We… I think that along the time we developed our deep respect to each other. In such a way that the leader of a certain issue in our meeting is the person, which is, who is better prepared to lead that issue so in certain aspects of the business I lead the process. In other aspects of the business, the industrial director does it. So we don’t have vain or proud interfering so I think we had to work for I would say 15 years we did immersion training. We even did the transactional analysis so we cried together, we laughed together we in one opportunity we, the seven current executives decided to dismiss an eighth member of the board. Because he was not performing well, and we found a way of telling him that it was not personal and we have a good family relationship with that person, and with his family, who are supportive shareholders nowadays. Because they learned or they knew it was good for the company.

 

It was very tough and it was very, I would say, risky, considering our family company, but we did that. So we, in the last 25 years the period I have been here, we never decided something by force. Or by votation – maybe two times – two issues. In 25 – among thousands. We always reach the consensus.

 

[00:49:32.09]

WALTER BALBO

You do a lot of work also for the community and you are invested with health care services and education and also this kind of personal development. So, it sounds like not only you as your personal family are working together in the company, theres’ also the community family and there’s also a kind of family-like feeling towards nature and towards the diversity of species that are here. So its really one family of life in a certain sense.

 

[00:50:05.26]

LEONTINO BALBO

Steiner used to call this, a whole alive organism. James Lovelock also called the whole planet an alive organism composed by smaller alive organisms. So I can’t see people just people, or just animal or just plants. We are a community of alive organisms.

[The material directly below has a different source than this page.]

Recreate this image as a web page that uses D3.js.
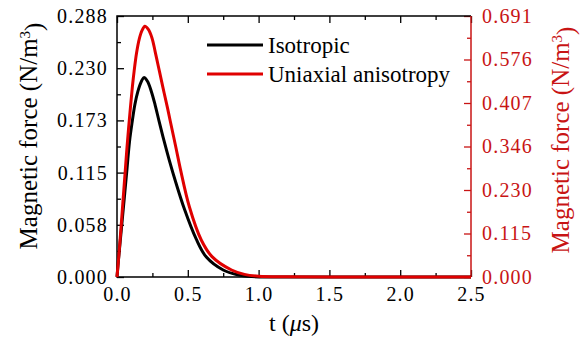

And the more integrated we are, the more the diversity of this community, the more healthier we are going to be.

 

[00:50:43.22]

WALTER LINK

So we talked about that you as an individual are finding kind of the living inspiration of life to guide you. And then we talked about that you as a board and as a company you are listening also in your own way, together to the forces, to align with. And then, you of course are also an expression of a larger movement the say, sustainability movement. And that sustainability movement is also listening to some force. And so I wonder what you feel about that. How we are all in a way much more than the millions of people involved in something living…

 

[00:51:29.02]

LEONTINO BALBO

I think… the raw material is love. The stick, the glue which keeps everything stick together, is love. I love what I do. And I could infect my people to love what they do. And so on. And now we have clients, consumers of our products who love buying our products. So, love is the most powerful glue which sticks all together.